Work, activities, time outdoors — “all of these positive impacts on identity, well-being and giving to others come to a grinding halt,” said Brown.
Price’s bundles and the wisdom that accompany them are an important component of the kits that will be distributed in two medium-security federal prisons and five halfway houses in B.C. in an effort to improve mental health and maintain cultural connections for the men.
The team hopes the program will expand to all correctional facilities in the province in the near future, as well as to Indigenous community organizations across B.C.
The idea didn’t just come out of thin air. The researchers were able to build on years of work with Elders and incarcerated men on a similar project.
In the now-halted Work 2 Give program, Indigenous men who were incarcerated made furniture, cultural objects and clothing for members of the Tsilhqot’in First Nation in the province’s interior.
Brown’s team, who began studying the initiative in 2014, found that it was not just making and sharing the gifts. The process built relationships between the men and communities that helped them heal and remain connected to their Indigenous cultures.
“As we went around talking to men in the communities, we heard more and more and more about the importance of relationships between First Nations communities and Indigenous incarcerated people against the backdrop of over-incarceration of Indigenous peoples in British Columbia,” said lead researcher Brown. “And so the layers of meaning just kept unravelling over time.”
The damage and trauma of being removed from one’s culture and family is already known in Indigenous communities across Canada.
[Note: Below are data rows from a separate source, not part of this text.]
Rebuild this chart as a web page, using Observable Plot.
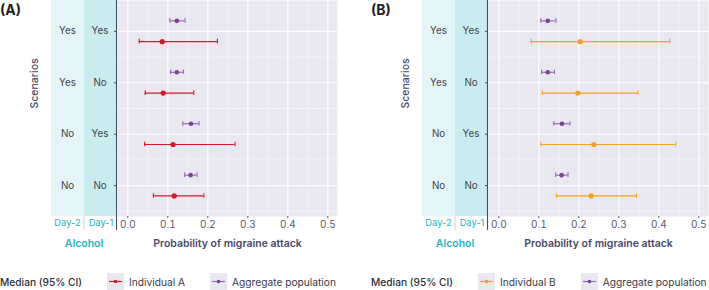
<!DOCTYPE html>
<html>
<head>
<meta charset="utf-8">
<script src="https://cdn.jsdelivr.net/npm/d3@7"></script>
<script src="https://cdn.jsdelivr.net/npm/@observablehq/plot@0.6"></script>
<style>
  html, body { margin: 0; padding: 0; background: #fff; }
  #root { position: relative; width: 709px; height: 290px; overflow: hidden; font-family: Inter, "Noto Sans", sans-serif; }
  .panel { position: absolute; top: 0; width: 340px; height: 290px; }
  .panel > svg { position: absolute; left: 0; top: 0; }
  .title { position: absolute; left: 0; top: 1px; font-size: 14px; font-weight: 700; color: #1e1e24; }
  .legend { position: absolute; left: 0; top: 273px; height: 17px; display: flex; align-items: center; font-size: 10.2px; color: #3a3a48; white-space: nowrap; }
  .legend .head { font-weight: 500; color: #2e2e3c; margin-right: 25px; }
  .legend .key { display: block; width: 17px; height: 17px; background: #e9e7ef; margin-right: 5px; }
  .legend .key svg { display: block; }
  .legend .lab { margin-right: 25px; }
</style>
</head>
<body>
<div id="root"></div>
<script>
// ---------- data ----------
const scenarioIdx = [1, 2, 3, 4];
const day2Labels = ["Yes", "Yes", "No", "No"];
const day1Labels = ["Yes", "No", "Yes", "No"];
const xTicks = [0, 0.1, 0.2, 0.3, 0.4, 0.5];
const xMinorTicks = [0.05, 0.15, 0.25, 0.35, 0.45];

const aggMed = [0.1225, 0.1225, 0.158, 0.157];
const aggLo  = [0.105, 0.107, 0.1375, 0.142];
const aggHi  = [0.143, 0.139, 0.178, 0.173];

const indAMed = [0.086, 0.0885, 0.113, 0.116];
const indALo  = [0.0285, 0.0435, 0.042, 0.064];
const indAHi  = [0.224, 0.165, 0.268, 0.19];

const indBMed = [0.2035, 0.1975, 0.2375, 0.231];
const indBLo  = [0.081, 0.1085, 0.105, 0.144];
const indBHi  = [0.427, 0.348, 0.4425, 0.344];

// ---------- styles ----------
const C = {
  bg: "#e9e7ef", strip2: "#e3f5f6", strip1: "#c9edef", cyan: "#1fb3bf",
  axis: "#4b4b63", text: "#44444f", title: "#4a4a66",
  red: "#d7182a", orange: "#f2a51c", purpleDot: "#7d4199", purpleLine: "#9a6cb5"
};
const SW = 33; // strip width

function rows(med, lo, hi) {
  return scenarioIdx.map((idx, i) => ({idx, med: med[i], lo: lo[i], hi: hi[i]}));
}
const scen = scenarioIdx.map((idx, i) => ({idx, day2: day2Labels[i], day1: day1Labels[i]}));

function errorMarks(data, dotColor, lineColor, dy, r) {
  return [
    Plot.ruleY(data, {y: "idx", x1: "lo", x2: "hi", stroke: lineColor, strokeWidth: 1.2, dy}),
    Plot.ruleX(data, {x: "lo", y1: d => d.idx - 0.045, y2: d => d.idx + 0.045, stroke: lineColor, strokeWidth: 1.1, dy}),
    Plot.ruleX(data, {x: "hi", y1: d => d.idx - 0.045, y2: d => d.idx + 0.045, stroke: lineColor, strokeWidth: 1.1, dy}),
    Plot.dot(data, {x: "med", y: "idx", dy, r, fill: dotColor, stroke: "none"})
  ];
}

function decor(index, scales, values, dims) {
  const L = dims.marginLeft, T = dims.marginTop, bottom = dims.height - dims.marginBottom;
  const g = d3.create("svg:g");
  g.append("rect").attr("x", L - 2 * SW).attr("y", T).attr("width", SW).attr("height", bottom - T).attr("fill", C.strip2);
  g.append("rect").attr("x", L - SW).attr("y", T).attr("width", SW).attr("height", bottom - T).attr("fill", C.strip1);
  g.append("line").attr("x1", L - SW).attr("x2", L - SW).attr("y1", bottom).attr("y2", bottom + 14).attr("stroke", "#d2d2da").attr("stroke-width", 1);
  g.append("line").attr("x1", L - 0.5).attr("x2", L - 0.5).attr("y1", T).attr("y2", bottom + 14).attr("stroke", C.axis).attr("stroke-width", 1.1);
  return g.node();
}

function panel(left, title, indName, indColor, ind) {
  const agg = rows(aggMed, aggLo, aggHi);
  const chart = Plot.plot({
    width: 340, height: 254,
    marginLeft: 117, marginRight: 3, marginTop: 0, marginBottom: 38,
    style: {fontFamily: "Inter, 'Noto Sans', sans-serif", background: "transparent", overflow: "visible"},
    x: {domain: [-0.0258, 0.5242]},
    y: {domain: [0.4, 4.6], reverse: true},
    marks: [
      Plot.frame({fill: C.bg, stroke: "none"}),
      Plot.gridX({ticks: xMinorTicks, stroke: "#fff", strokeOpacity: 0.75, strokeWidth: 0.6}),
      Plot.gridY({ticks: [0.5, 1.5, 2.5, 3.5, 4.5], stroke: "#fff", strokeOpacity: 0.75, strokeWidth: 0.6}),
      Plot.gridX({ticks: xTicks, stroke: "#fff", strokeOpacity: 1, strokeWidth: 1.1}),
      Plot.gridY({ticks: scenarioIdx, stroke: "#fff", strokeOpacity: 1, strokeWidth: 1.1}),
      decor,
      Plot.axisY({ticks: scenarioIdx, tickSize: 3, tickFormat: () => "", stroke: C.axis, label: null}),
      Plot.text(scen, {y: "idx", text: "day1", frameAnchor: "left", dx: -17.5, textAnchor: "middle", fontSize: 9.8, fill: C.text}),
      Plot.text(scen, {y: "idx", text: "day2", frameAnchor: "left", dx: -50, textAnchor: "middle", fontSize: 9.8, fill: C.text}),
      Plot.text(["Scenarios"], {frameAnchor: "left", dx: -82.5, rotate: -90, fontSize: 10.5, fontWeight: 500, fill: C.title}),
      Plot.axisX({ticks: xTicks, tickFormat: d3.format(".1f"), tickSize: 2, tickPadding: 2.5, fontSize: 10, color: "#5a5a70", label: null}),
      Plot.text(["Day-2"], {frameAnchor: "bottom-left", dx: -50, dy: 9.5, textAnchor: "middle", fontSize: 9.3, fill: C.cyan}),
      Plot.text(["Day-1"], {frameAnchor: "bottom-left", dx: -16.5, dy: 9.5, textAnchor: "middle", fontSize: 9.3, fill: C.cyan}),
      Plot.text(["Alcohol"], {frameAnchor: "bottom-left", dx: -33.5, dy: 30.5, textAnchor: "middle", fontSize: 10.5, fontWeight: 600, fill: C.cyan}),
      Plot.text(["Probability of migraine attack"], {frameAnchor: "bottom", dy: 30.5, fontSize: 10.5, fontWeight: 600, fill: C.title}),
      ...errorMarks(agg, C.purpleDot, C.purpleLine, -10.5, 2.3),
      ...errorMarks(ind, indColor, indColor, 10.3, 2.6)
    ]
  });
  const div = document.createElement("div");
  div.className = "panel";
  div.style.left = left + "px";
  div.appendChild(chart);
  const t = document.createElement("div");
  t.className = "title"; t.textContent = title;
  div.appendChild(t);
  const key = (col, lineCol) => `<span class="key"><svg width="17" height="17"><line x1="2" x2="15" y1="8.5" y2="8.5" stroke="${lineCol}" stroke-width="1.2"/><circle cx="8.5" cy="8.5" r="1.8" fill="${col}"/></svg></span>`;
  const lg = document.createElement("div");
  lg.className = "legend";
  lg.innerHTML = `<span class="head">Median (95% CI)</span>${key(indColor, indColor)}<span class="lab">${indName}</span>${key(C.purpleDot, C.purpleLine)}<span class="lab">Aggregate population</span>`;
  div.appendChild(lg);
  document.getElementById("root").appendChild(div);
}

panel(0, "(A)", "Individual A", C.red, rows(indAMed, indALo, indAHi));
panel(371, "(B)", "Individual B", C.orange, rows(indBMed, indBLo, indBHi));
</script>
</body>
</html>
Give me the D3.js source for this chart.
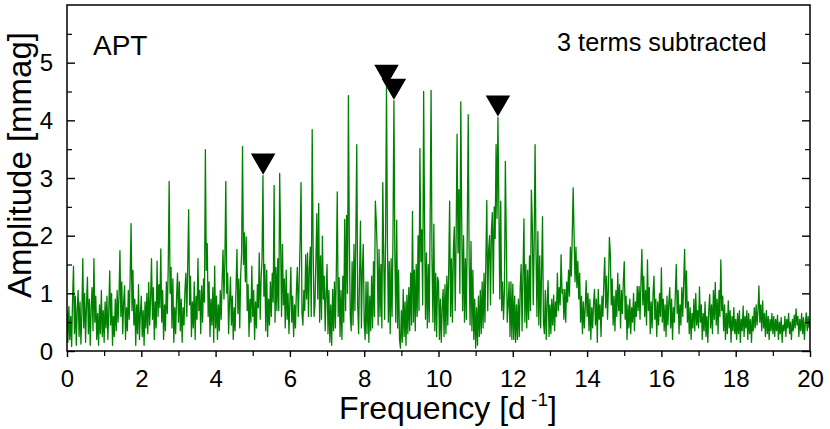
<!DOCTYPE html>
<html><head><meta charset="utf-8">
<script src="https://cdn.jsdelivr.net/npm/d3@7"></script>
<style>
html,body{margin:0;padding:0;background:#fff;}
svg{display:block;font-family:"Liberation Sans",Arial,Helvetica,sans-serif;}
</style></head>
<body>
<svg id="chart" width="830" height="429"></svg>
<script>
// Frequency grid (d^-1): start and step of the sampled amplitude spectrum
const freqStart = 0;
const freqStep = 0.025;
// Amplitude spectrum [mmag], one row per 1 d^-1
const amp00 = [0.70,0.15,0.77,0.20,0.60,0.08,0.90,1.47,0.30,0.95,0.10,0.70,1.05,0.25,0.85,0.12,0.65,1.60,0.40,1.00,0.15,0.80,1.28,0.30,0.90,0.10,0.75,1.10,0.35,1.60,0.50,0.95,0.20,0.65,0.10,0.80,0.30,1.05,0.25,0.70];
const amp01 = [0.15,0.85,0.40,0.95,0.20,0.70,1.39,0.45,1.00,0.10,0.60,0.25,0.90,0.35,1.05,0.50,0.95,1.74,0.60,1.20,0.30,0.85,1.13,0.20,0.75,0.35,1.05,0.55,1.30,2.21,0.70,1.40,0.45,0.90,0.10,0.80,0.30,1.15,0.20,0.65];
const amp02 = [0.95,0.25,0.70,0.10,0.85,0.40,1.00,0.30,1.19,0.45,0.90,1.60,0.55,1.10,0.20,0.85,0.40,1.56,0.60,1.15,0.75,1.77,0.50,1.05,0.20,0.80,0.35,1.20,0.65,1.45,2.94,1.00,1.45,0.40,1.25,0.15,0.75,0.30,0.95,1.35];
const amp03 = [0.50,1.20,0.35,0.90,0.15,0.75,0.45,1.05,1.35,0.60,1.50,2.45,0.80,1.30,0.25,0.85,0.40,1.20,0.20,0.95,0.55,1.60,0.70,1.05,0.30,1.13,0.50,1.25,0.85,3.49,1.40,1.86,0.60,1.20,0.25,0.90,0.45,1.10,0.15,1.47];
const amp04 = [0.40,0.95,0.20,0.80,0.35,1.05,0.55,1.20,1.75,0.90,1.55,2.94,1.00,1.35,0.30,0.85,1.28,0.45,0.95,0.20,0.75,0.35,1.10,1.76,0.65,1.25,0.40,1.30,1.70,3.55,1.50,2.05,1.20,1.98,0.70,1.15,0.25,0.90,0.50,1.47];
const amp05 = [0.60,1.05,0.20,0.85,0.40,1.15,0.75,1.70,0.55,1.25,1.60,3.04,0.95,1.50,0.35,1.40,0.25,0.90,0.45,1.20,0.60,1.35,0.85,2.87,0.50,1.45,0.70,1.60,0.70,3.08,1.90,0.60,1.85,0.80,1.25,0.40,1.40,0.55,1.00,0.30];
const amp06 = [0.85,1.45,0.50,0.95,0.25,0.80,0.40,1.05,1.45,0.60,1.20,1.90,2.92,0.65,0.45,1.05,0.70,1.67,0.90,1.70,0.60,1.45,1.80,0.60,3.84,1.85,0.60,0.80,1.60,2.38,0.90,2.56,0.50,1.65,0.55,1.99,0.90,1.30,0.35,1.00];
const amp07 = [1.50,0.30,1.05,0.15,0.80,0.10,1.07,0.35,1.20,0.40,1.40,2.76,0.60,1.27,0.25,1.05,0.20,1.30,0.50,2.28,0.70,2.35,1.00,4.43,1.90,0.60,0.35,1.55,0.45,1.85,0.70,2.00,3.58,0.80,0.30,1.30,2.25,0.40,1.40,1.85];
const amp08 = [0.50,0.20,1.20,0.30,1.20,0.15,0.95,0.35,1.30,0.40,1.55,0.60,2.60,2.25,1.73,0.45,1.76,0.60,1.50,0.40,2.92,1.65,0.55,1.90,4.58,1.90,0.50,1.55,0.30,1.60,0.60,2.00,4.34,1.70,0.50,2.27,0.40,1.40,0.20,0.05];
const amp09 = [0.70,0.15,1.07,0.25,0.85,0.10,0.97,0.30,1.10,0.35,1.35,0.45,2.42,0.50,1.40,0.35,1.50,0.60,2.00,0.70,3.51,1.55,2.10,0.80,4.50,2.20,0.55,1.70,0.40,1.50,0.50,2.25,4.52,1.60,0.50,2.20,0.35,1.35,0.25,1.28];
const amp10 = [1.20,0.20,0.90,0.15,0.75,1.07,0.25,1.15,0.30,1.30,0.45,1.45,2.60,0.60,1.60,0.50,1.74,2.15,0.70,2.00,3.76,1.70,2.80,1.00,4.32,2.25,0.70,2.00,0.50,1.60,0.55,2.10,4.10,1.55,0.45,1.90,0.35,1.40,0.20,0.90];
const amp11 = [0.05,0.75,0.10,0.95,0.25,1.05,0.30,1.20,0.40,1.35,0.50,1.60,2.61,0.70,1.75,2.00,0.80,2.10,2.40,1.00,2.50,1.95,3.58,2.30,4.05,2.50,0.90,2.60,0.70,1.20,0.55,1.05,3.29,1.90,0.50,0.80,1.20,0.25,1.20,0.20];
const amp12 = [1.16,0.20,0.95,0.15,0.80,0.20,0.90,0.25,1.10,1.50,0.35,1.35,2.29,0.50,1.50,0.40,1.40,0.55,1.65,0.70,2.79,2.20,0.80,1.90,3.58,1.70,0.60,2.07,0.45,1.65,0.40,1.40,2.33,0.50,0.30,1.05,0.20,0.85,1.22,0.25];
const amp13 = [0.80,0.30,0.90,0.45,0.97,0.35,0.85,0.60,1.35,0.70,1.10,0.80,1.67,1.00,1.07,0.55,1.07,0.50,1.20,0.85,1.40,0.95,1.80,1.30,2.00,2.83,1.99,1.20,1.80,1.10,1.56,0.90,1.35,0.50,0.95,0.30,0.85,0.40,0.75,1.22];
const amp14 = [0.60,1.00,0.35,0.90,0.20,0.75,0.40,0.85,1.07,0.45,0.90,0.15,1.07,0.55,0.80,0.25,0.95,0.60,1.20,1.62,0.75,1.30,0.55,1.10,1.97,1.70,0.80,1.25,0.45,0.95,0.35,1.05,0.60,1.35,0.70,1.15,0.40,1.05,0.65,1.20];
const amp15 = [1.55,0.55,0.95,0.20,0.80,0.40,0.90,0.30,0.75,0.50,1.00,0.35,0.85,0.60,1.12,0.70,1.12,0.55,1.20,1.76,0.80,1.30,0.60,1.05,0.45,1.58,0.70,1.10,0.30,0.85,0.40,1.00,1.30,0.55,0.90,0.25,0.85,0.45,1.00,0.60];
const amp16 = [1.44,0.50,0.90,0.35,0.80,0.25,0.95,0.45,0.85,1.10,0.40,0.90,0.20,0.75,0.50,1.00,1.50,0.65,1.05,0.30,0.80,0.45,1.10,0.60,1.20,1.76,0.75,1.39,0.50,0.85,0.30,0.75,0.20,0.65,0.40,0.90,0.35,1.00,0.45,0.70];
const amp17 = [0.40,1.11,0.50,0.80,0.20,0.65,0.35,0.85,0.25,0.60,0.15,0.70,0.98,0.40,0.80,0.30,1.05,0.55,1.19,0.45,0.90,0.30,1.05,0.60,1.58,0.70,0.95,0.35,0.80,0.20,0.65,0.30,0.87,0.40,0.70,0.15,0.60,0.35,0.75,0.30];
const amp18 = [0.55,0.20,0.65,0.30,0.70,0.15,0.55,0.35,0.78,0.25,0.60,0.40,0.70,0.20,0.65,0.30,0.55,0.15,0.60,0.35,0.75,0.40,0.80,0.45,0.70,1.13,0.50,0.80,0.35,0.87,0.40,0.65,0.25,0.70,0.30,0.60,0.20,0.55,0.35,0.65];
const amp19 = [0.30,0.60,0.25,0.55,0.35,0.62,0.20,0.50,0.30,0.58,0.15,0.45,0.35,0.60,0.25,0.55,0.40,0.65,0.30,0.50,0.20,0.55,0.35,0.62,0.40,0.73,0.45,0.60,0.25,0.55,0.35,0.65,0.30,0.58,0.20,0.50,0.66,0.35,0.60,0.40,0.55];
// Marked frequencies (triangles) and their peak amplitudes
const markerFreqs = [5.28, 8.60, 8.80, 11.60];
const markerAmps = [3.04, 4.58, 4.34, 4.05];
// Axis ticks
const xTicks = [0,2,4,6,8,10,12,14,16,18,20];
const xMinorTicks = [1,3,5,7,9,11,13,15,17,19];
const yTicks = [0,1,2,3,4,5];
const yMinorTicks = [0.5,1.5,2.5,3.5,4.5,5.5];

const amps = [].concat(amp00,amp01,amp02,amp03,amp04,amp05,amp06,amp07,amp08,amp09,amp10,amp11,amp12,amp13,amp14,amp15,amp16,amp17,amp18,amp19);
const spectrum = amps.map((a,i)=>({f: freqStart + i*freqStep, a}));

const svg = d3.select("#chart");
const L = 67, R = 810, T = 5, B = 351;
const x = d3.scaleLinear().domain([0,20]).range([L,R]);
const y = d3.scaleLinear().domain([0,6]).range([B,T]);

svg.append("defs").append("clipPath").attr("id","clip").append("rect")
  .attr("x",L).attr("y",T).attr("width",R-L).attr("height",B-T);
const g = svg.append("g");

g.append("path").datum(spectrum)
  .attr("clip-path","url(#clip)")
  .attr("fill","none").attr("stroke","#008000").attr("stroke-width",1.3)
  .attr("stroke-linejoin","round")
  .attr("d", d3.line().x(d=>x(d.f)).y(d=>y(d.a)));

// frame
g.append("rect").attr("x",L).attr("y",T).attr("width",R-L).attr("height",B-T)
  .attr("fill","none").attr("stroke","#000").attr("stroke-width",1.5);

// x axis (ticks outward)
const xAxis = d3.axisBottom(x).tickValues(xTicks).tickSize(6).tickPadding(13).tickFormat(d3.format("d"));
const xa = g.append("g").attr("transform",`translate(0,${B})`).call(xAxis);
xa.select(".domain").remove();
xa.selectAll(".tick line").attr("stroke-width",1.4);
xa.selectAll("text").attr("font-size",24).attr("fill","#000").attr("font-family","Liberation Sans, Arial, sans-serif");
const xam = g.append("g").attr("transform",`translate(0,${B})`)
  .call(d3.axisBottom(x).tickValues(xMinorTicks).tickSize(5).tickFormat(""));
xam.select(".domain").remove();
xam.selectAll(".tick line").attr("stroke-width",1.2);

// y axis left (ticks inward)
const ya = g.append("g").attr("transform",`translate(${L},0)`)
  .call(d3.axisRight(y).tickValues(yTicks).tickSize(8).tickFormat(""));
ya.select(".domain").remove();
ya.selectAll(".tick line").attr("stroke-width",1.4);
const yam = g.append("g").attr("transform",`translate(${L},0)`)
  .call(d3.axisRight(y).tickValues(yMinorTicks).tickSize(5).tickFormat(""));
yam.select(".domain").remove();
yam.selectAll(".tick line").attr("stroke-width",1.2);
g.append("g").selectAll("text").data(yTicks).join("text")
  .attr("x",L-14).attr("y",d=>y(d)+8.5).attr("text-anchor","end")
  .attr("font-size",24).text(d=>d);
// y axis right (ticks inward)
const yr = g.append("g").attr("transform",`translate(${R},0)`)
  .call(d3.axisLeft(y).tickValues(yTicks).tickSize(8).tickFormat(""));
yr.select(".domain").remove();
yr.selectAll(".tick line").attr("stroke-width",1.4);
const yrm = g.append("g").attr("transform",`translate(${R},0)`)
  .call(d3.axisLeft(y).tickValues(yMinorTicks).tickSize(5).tickFormat(""));
yrm.select(".domain").remove();
yrm.selectAll(".tick line").attr("stroke-width",1.2);

// markers
const tri = d3.symbol().type(d3.symbolTriangle).size(260);
g.append("g").selectAll("path").data(markerFreqs).join("path")
  .attr("d", tri)
  .attr("fill","#000")
  .attr("transform",(d,i)=>`translate(${x(d)},${y(markerAmps[i])-15}) rotate(180)`);

// labels
const xl = svg.append("text").attr("x",448).attr("y",419).attr("text-anchor","middle")
  .attr("font-size",32);
xl.append("tspan").text("Frequency [d");
xl.append("tspan").attr("font-size",19).attr("dy",-13).text(" -1");
xl.append("tspan").attr("dy",13).text("]");
svg.append("text").attr("transform",`translate(31,165) rotate(-90)`)
  .attr("text-anchor","middle").attr("font-size",33).text("Amplitude [mmag]");
svg.append("text").attr("x",93).attr("y",55).attr("font-size",28).text("APT");
svg.append("text").attr("x",557).attr("y",51).attr("font-size",25.3).text("3 terms subtracted");
</script>
</body></html>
Residential schools and foster care have prevented children from learning their language, traditions and culture.
Price says the disproportionate incarceration of Indigenous men in Canada is yet another version of the same colonial policies in modern times.
A January report by Canada’s correctional investigator Ivan Zinger found that 30 per cent of incarcerated people are Indigenous in Canada, while just five per cent of the population are Indigenous. That number has nearly doubled from 2000, when about 17 per cent of those incarcerated were Indigenous.
“We all had our own prisons, our own senses of being trapped,” said Price, who was forcibly removed from her family by social workers as a young child and forbidden from speaking her language with her sister while in care.
“And to lift someone up, it is so important, because when you are ripped away from your family, what you are missing is that unconditional love you receive from your parents, your grandparents and your family.”
Brown and co-lead researcher Kelsey Timler acknowledged that the kits are not meant to resolve the structural harm done by incarceration in Indigenous communities.
“It’s an attempt to create a small thing that’s kind and decolonial and centres the voices of Indigenous peoples,” said Timler, a PhD candidate at UBC.
Price sees her own healing, guided by Elders from her community, as a journey that has no end.
She hopes the kits — even without tobacco — can be an act of love to those incarcerated during their own healing journeys.
“I’d rather just honour that system with the rules and the regulations and just continue to be respectful around the teachings as an Elder, that’s our role,” said Price, talking on speaker phone. When she smiles, she says, her cheeks regularly press against the phone and hang up the calls.
“There was lots of unconditional love, and care and respect put into the whole process so that when those people pick them up, they’ll have a feeling of peace and unconditional love.”